§ STATED PROBLEM:
Take every line from the first down to the line with "const mLeft = 51, mRight" and set it down exactly, without the pictures.

######

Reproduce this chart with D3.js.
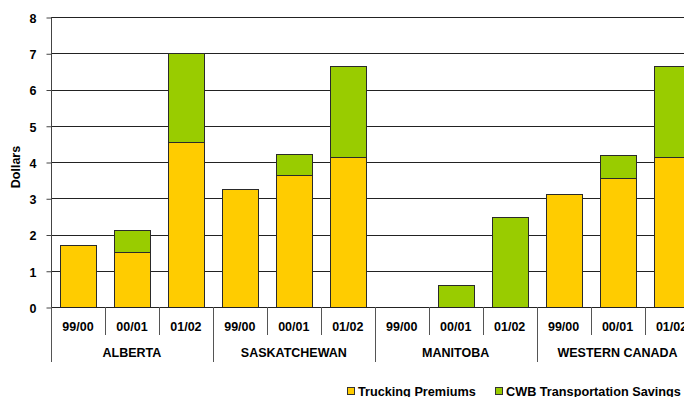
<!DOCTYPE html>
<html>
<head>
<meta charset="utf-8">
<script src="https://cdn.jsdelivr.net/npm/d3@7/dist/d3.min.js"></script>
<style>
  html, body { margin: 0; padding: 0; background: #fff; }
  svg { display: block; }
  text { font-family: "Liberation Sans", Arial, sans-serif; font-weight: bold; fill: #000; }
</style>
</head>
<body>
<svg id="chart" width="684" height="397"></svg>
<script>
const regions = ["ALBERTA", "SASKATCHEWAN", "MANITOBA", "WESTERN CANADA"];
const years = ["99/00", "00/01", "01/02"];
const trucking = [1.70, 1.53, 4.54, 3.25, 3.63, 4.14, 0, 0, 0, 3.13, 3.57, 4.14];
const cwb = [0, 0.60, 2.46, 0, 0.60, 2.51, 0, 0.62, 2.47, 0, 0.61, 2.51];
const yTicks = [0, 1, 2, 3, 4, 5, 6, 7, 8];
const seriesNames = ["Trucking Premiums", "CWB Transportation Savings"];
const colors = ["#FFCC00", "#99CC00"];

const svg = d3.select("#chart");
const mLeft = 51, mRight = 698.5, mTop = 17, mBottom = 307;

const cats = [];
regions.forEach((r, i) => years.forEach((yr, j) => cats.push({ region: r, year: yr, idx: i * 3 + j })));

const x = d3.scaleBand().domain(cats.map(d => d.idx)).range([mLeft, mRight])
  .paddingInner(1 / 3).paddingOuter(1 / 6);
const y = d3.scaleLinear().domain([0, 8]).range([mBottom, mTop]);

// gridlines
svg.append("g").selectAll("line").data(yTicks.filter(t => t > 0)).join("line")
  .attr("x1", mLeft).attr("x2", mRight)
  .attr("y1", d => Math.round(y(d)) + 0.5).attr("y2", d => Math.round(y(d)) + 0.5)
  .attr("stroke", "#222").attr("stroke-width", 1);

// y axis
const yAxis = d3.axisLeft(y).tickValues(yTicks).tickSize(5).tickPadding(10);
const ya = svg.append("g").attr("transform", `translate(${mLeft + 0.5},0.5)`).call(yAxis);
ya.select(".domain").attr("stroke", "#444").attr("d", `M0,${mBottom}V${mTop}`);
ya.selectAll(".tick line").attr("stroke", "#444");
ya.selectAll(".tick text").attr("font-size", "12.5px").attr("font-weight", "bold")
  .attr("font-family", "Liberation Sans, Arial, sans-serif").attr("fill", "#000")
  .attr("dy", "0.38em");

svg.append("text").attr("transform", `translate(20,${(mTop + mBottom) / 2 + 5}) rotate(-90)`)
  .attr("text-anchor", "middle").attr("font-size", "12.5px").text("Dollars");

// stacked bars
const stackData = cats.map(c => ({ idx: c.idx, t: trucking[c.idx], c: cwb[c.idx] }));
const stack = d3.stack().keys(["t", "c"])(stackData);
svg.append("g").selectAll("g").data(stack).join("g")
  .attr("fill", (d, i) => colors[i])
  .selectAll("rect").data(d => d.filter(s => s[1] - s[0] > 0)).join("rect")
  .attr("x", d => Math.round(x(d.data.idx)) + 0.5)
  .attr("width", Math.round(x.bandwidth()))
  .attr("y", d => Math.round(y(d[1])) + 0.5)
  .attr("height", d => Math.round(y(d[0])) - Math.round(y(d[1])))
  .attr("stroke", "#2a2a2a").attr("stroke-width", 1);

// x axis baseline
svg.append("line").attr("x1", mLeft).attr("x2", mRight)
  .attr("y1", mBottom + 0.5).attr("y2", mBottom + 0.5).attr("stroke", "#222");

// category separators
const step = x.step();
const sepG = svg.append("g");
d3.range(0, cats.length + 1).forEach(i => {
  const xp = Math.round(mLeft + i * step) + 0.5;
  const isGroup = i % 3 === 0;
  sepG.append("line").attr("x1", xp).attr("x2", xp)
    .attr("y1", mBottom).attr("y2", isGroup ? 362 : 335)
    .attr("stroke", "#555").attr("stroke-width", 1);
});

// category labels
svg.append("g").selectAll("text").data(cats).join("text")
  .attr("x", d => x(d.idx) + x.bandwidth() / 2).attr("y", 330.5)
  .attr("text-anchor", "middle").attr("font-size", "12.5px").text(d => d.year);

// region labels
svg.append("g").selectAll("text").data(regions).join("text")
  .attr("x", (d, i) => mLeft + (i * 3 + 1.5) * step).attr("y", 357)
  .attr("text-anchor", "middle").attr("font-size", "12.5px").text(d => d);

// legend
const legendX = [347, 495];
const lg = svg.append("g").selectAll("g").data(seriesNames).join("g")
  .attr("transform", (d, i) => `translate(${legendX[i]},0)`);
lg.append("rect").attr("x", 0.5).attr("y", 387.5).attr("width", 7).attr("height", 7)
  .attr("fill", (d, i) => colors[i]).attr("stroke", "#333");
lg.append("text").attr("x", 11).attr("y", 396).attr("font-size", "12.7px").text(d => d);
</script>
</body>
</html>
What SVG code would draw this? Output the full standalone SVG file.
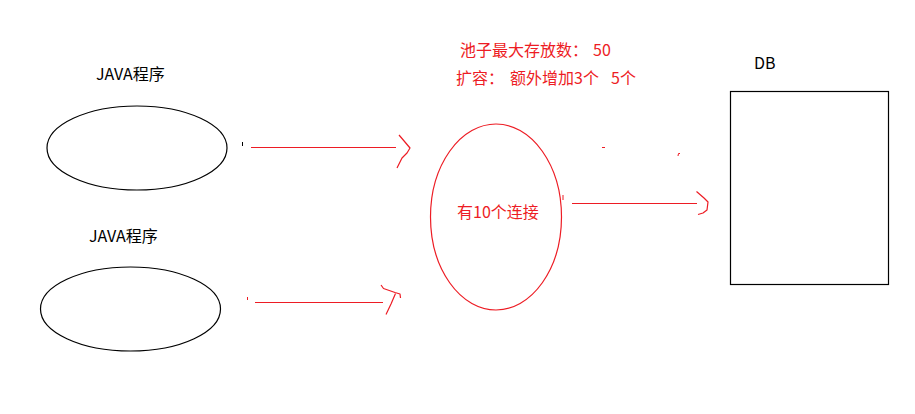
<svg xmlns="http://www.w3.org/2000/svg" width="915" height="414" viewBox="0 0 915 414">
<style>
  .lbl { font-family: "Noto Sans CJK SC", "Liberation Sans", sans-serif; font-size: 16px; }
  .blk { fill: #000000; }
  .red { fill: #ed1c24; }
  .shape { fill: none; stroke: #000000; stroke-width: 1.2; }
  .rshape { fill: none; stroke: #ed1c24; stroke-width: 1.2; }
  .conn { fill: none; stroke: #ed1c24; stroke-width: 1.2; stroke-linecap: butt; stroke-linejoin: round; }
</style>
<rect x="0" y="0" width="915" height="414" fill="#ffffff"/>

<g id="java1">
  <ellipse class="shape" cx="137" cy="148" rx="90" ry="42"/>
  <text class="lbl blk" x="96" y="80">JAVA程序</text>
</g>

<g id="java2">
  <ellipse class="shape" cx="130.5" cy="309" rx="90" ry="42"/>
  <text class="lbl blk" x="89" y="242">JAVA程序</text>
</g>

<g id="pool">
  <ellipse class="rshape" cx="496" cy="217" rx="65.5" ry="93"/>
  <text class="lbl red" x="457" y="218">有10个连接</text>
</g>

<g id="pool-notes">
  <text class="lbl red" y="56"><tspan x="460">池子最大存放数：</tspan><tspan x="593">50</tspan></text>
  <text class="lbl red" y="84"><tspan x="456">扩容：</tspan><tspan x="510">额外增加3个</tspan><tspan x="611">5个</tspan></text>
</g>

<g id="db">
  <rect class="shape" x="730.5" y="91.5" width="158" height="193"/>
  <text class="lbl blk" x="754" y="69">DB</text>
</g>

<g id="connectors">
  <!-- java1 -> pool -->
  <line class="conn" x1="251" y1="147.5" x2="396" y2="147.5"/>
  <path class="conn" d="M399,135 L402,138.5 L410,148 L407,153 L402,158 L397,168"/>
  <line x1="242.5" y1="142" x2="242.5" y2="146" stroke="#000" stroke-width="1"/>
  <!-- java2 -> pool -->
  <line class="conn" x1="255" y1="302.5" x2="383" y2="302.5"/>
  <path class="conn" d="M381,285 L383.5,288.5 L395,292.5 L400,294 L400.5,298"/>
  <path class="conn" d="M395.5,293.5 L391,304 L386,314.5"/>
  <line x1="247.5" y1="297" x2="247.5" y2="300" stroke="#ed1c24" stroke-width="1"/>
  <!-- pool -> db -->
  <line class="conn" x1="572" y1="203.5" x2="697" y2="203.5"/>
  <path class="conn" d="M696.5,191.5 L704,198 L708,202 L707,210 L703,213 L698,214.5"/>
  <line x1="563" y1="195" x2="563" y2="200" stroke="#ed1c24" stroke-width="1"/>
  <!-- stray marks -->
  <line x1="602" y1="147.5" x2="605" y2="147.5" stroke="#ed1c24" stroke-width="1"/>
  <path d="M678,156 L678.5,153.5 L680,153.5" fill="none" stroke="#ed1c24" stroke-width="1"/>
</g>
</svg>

######

§ ANSWER TO THIS PROBLEM:
Reproduce this chart with D3.js.
<!DOCTYPE html>
<html>
<head>
<meta charset="utf-8">
<script src="https://cdn.jsdelivr.net/npm/d3@7/dist/d3.min.js"></script>
<style>
  html, body { margin: 0; padding: 0; background: #fff; }
  svg { display: block; }
  text { font-family: "Liberation Sans", Arial, sans-serif; font-weight: bold; fill: #000; }
</style>
</head>
<body>
<svg id="chart" width="684" height="397"></svg>
<script>
const regions = ["ALBERTA", "SASKATCHEWAN", "MANITOBA", "WESTERN CANADA"];
const years = ["99/00", "00/01", "01/02"];
const trucking = [1.70, 1.53, 4.54, 3.25, 3.63, 4.14, 0, 0, 0, 3.13, 3.57, 4.14];
const cwb = [0, 0.60, 2.46, 0, 0.60, 2.51, 0, 0.62, 2.47, 0, 0.61, 2.51];
const yTicks = [0, 1, 2, 3, 4, 5, 6, 7, 8];
const seriesNames = ["Trucking Premiums", "CWB Transportation Savings"];
const colors = ["#FFCC00", "#99CC00"];

const svg = d3.select("#chart");
const mLeft = 51, mRight = 698.5, mTop = 17, mBottom = 307;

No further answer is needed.